= Ndaxagua =

Cave & archaeology site in Mexico

Ndaxagua (also Ndaxagua cave, Ndaxagua natural tunnel), locally known in Spanish as El Puente Colosal ("Colossal [Natural] Bridge") is a natural cave with double entrance and archaeological site, located in the extreme northern end of the Coixtlahuaca Basin, central-southern Mexico. The cave was most likely used by Mesoamerican cultures such as the Zapotec and Mixtec as well.

The cave gets its name from a natural rock bridge formation above it. The cave functioned as a sacred entrance into the basin. Several Coixtlahuaca codices refer to this cave. In codex depictions, the cave was believed to be the place where Quetzalcoatl descended from heaven.

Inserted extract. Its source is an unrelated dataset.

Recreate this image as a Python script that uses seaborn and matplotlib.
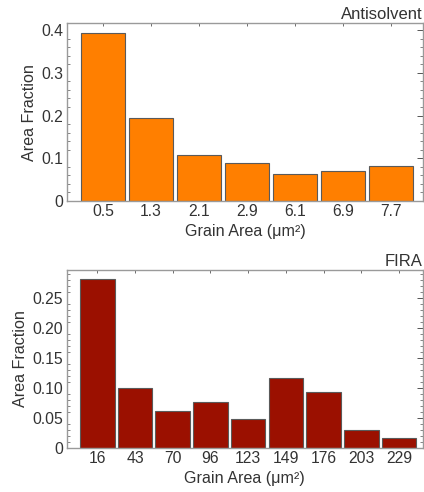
import matplotlib
matplotlib.use("Agg")
import matplotlib.pyplot as plt
from matplotlib.ticker import MultipleLocator, FixedLocator, FixedFormatter
import seaborn as sns

# Grain-size distributions for the two processing routes
antisolvent_bins = ["0.5", "1.3", "2.1", "2.9", "6.1", "6.9", "7.7"]
antisolvent_frac = [0.394, 0.193, 0.108, 0.088, 0.062, 0.071, 0.083]

fira_bins = ["16", "43", "70", "96", "123", "149", "176", "203", "229"]
fira_frac = [0.282, 0.100, 0.062, 0.077, 0.048, 0.116, 0.094, 0.030, 0.017]

sns.set_style("white")
plt.rcParams["font.family"] = ["Liberation Sans", "DejaVu Sans"]

fig = plt.figure(figsize=(4.24, 4.92), dpi=100)
ax1 = fig.add_axes([0.158, 0.5915, 0.8396, 0.3611])
ax2 = fig.add_axes([0.157, 0.0894, 0.8406, 0.3618])

frame_col = "#9a9a9a"
text_col = "#333333"


def draw(ax, bins, frac, color, title, ylim, yticks, ylabels, minor, xlo, xhi):
    sns.barplot(x=bins, y=frac, color=color, saturation=1, width=0.92,
                edgecolor="#5a5a5a", linewidth=0.8, ax=ax)
    ax.set_xlim(xlo, xhi)
    ax.set_ylim(0, ylim)
    ax.yaxis.set_major_locator(FixedLocator(yticks))
    ax.yaxis.set_major_formatter(FixedFormatter(ylabels))
    ax.yaxis.set_minor_locator(MultipleLocator(minor))
    for s in ax.spines.values():
        s.set_color(frame_col)
        s.set_linewidth(1.0)
        s.set_visible(True)
    ax.tick_params(axis="both", which="both", direction="in", color="#555555",
                   top=True, right=True, labelsize=11.3, labelcolor=text_col)
    ax.tick_params(axis="y", which="major", length=4, width=0.7, pad=2.5)
    ax.tick_params(axis="y", which="minor", length=2, width=0.5, left=True, right=True)
    ax.tick_params(axis="x", which="major", length=2.5, width=0.6, pad=2.5)
    ax.set_xlabel("Grain Area (\u03bcm\u00b2)", fontsize=11.6, color=text_col, labelpad=3)
    ax.set_ylabel("Area Fraction", fontsize=11.6, color=text_col, labelpad=3)
    ax.set_title(title, loc="right", fontsize=12, color=text_col, pad=3)


draw(ax1, antisolvent_bins, antisolvent_frac, "#ff7f00", "Antisolvent",
     0.4157, [0, 0.1, 0.2, 0.3, 0.4], ["0", "0.1", "0.2", "0.3", "0.4"], 0.02,
     -0.75, 6.66)
draw(ax2, fira_bins, fira_frac, "#9b1000", "FIRA",
     0.2967, [0, 0.05, 0.10, 0.15, 0.20, 0.25],
     ["0", "0.05", "0.10", "0.15", "0.20", "0.25"], 0.01,
     -0.82, 8.64)

fig.savefig("out.png", dpi=100)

There are several pre-Columbian inscriptions at the Ndaxagua site. These murals in the cave depict anthropomorphic figures with protruding beak-like mask. Another mural shows a deer ready to be sacrificed by a figure holding a blades. Another sacrificial mural is present as well.

==Location==
The region belongs to the communities of Tepelmeme Villa de Morelos and Santa María Ixcatlán and is part of the protected semi-desert area of the Tehuacán-Cuicatlán Biosphere Reserve at Juquila River.